The main cause driving the slump in the price in the arabica species, meaning“mountain coffee,” is Brazil’s unusual coffee crop yield—also known as a bumper crop in business jargon.

The Brazilian crop supply rocked the price of arabica in the New York stock exchange and the ICE Futures U.S. Exchange.

Brazil is the world’s biggest producer followed by Vietnam and Colombia.

In 2018, the amount earned by farmers for their beans fell by a third impacting the already low wages generated by the crop which represent about 1 cent for every cappuccino cup sold in western countries, according to Weekly Times.

“We are losing hope. We are not reaping as much as we should and I am worried this will have a huge impact,” Gerardo Cafeto, a coffee farmer in Ethiopia’s central highlands, told Reuters.

Gafeto’s earnings for a cappuccino cup sold in western countries ranges from 1 to 4 cents. This marks a stark decrease from previous years where he would earn approximately 29 cents for each cup.

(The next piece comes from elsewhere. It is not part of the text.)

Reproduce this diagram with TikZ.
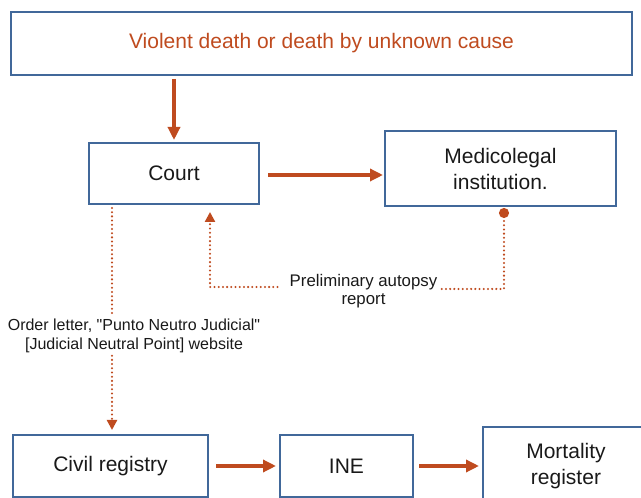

A key factor to consider for farmers who operate in the coffee export activity is the lack of added value to their product. “There hasn't been a really significant change in how coffee has been transported, purchased or produced in many decades. It has just always been extracted from the country,” said Rob Terenzi, co-founder of Vega Coffee in the United States.

Ethiopians export mostly raw unroasted beans to industrialized countries who then process the crops—adding value to the raw product—prior to consumption.

“It is labor intensive and costly. They were struggling as things were before, let alone now prices have gone down. We fear they could abandon the crop en mass,” said Desalegn Demissie, director of the Shebedino cooperative development office.  

The global slump is also likely to produce similar reactions in other traditional coffee producing regions such as Central and South America.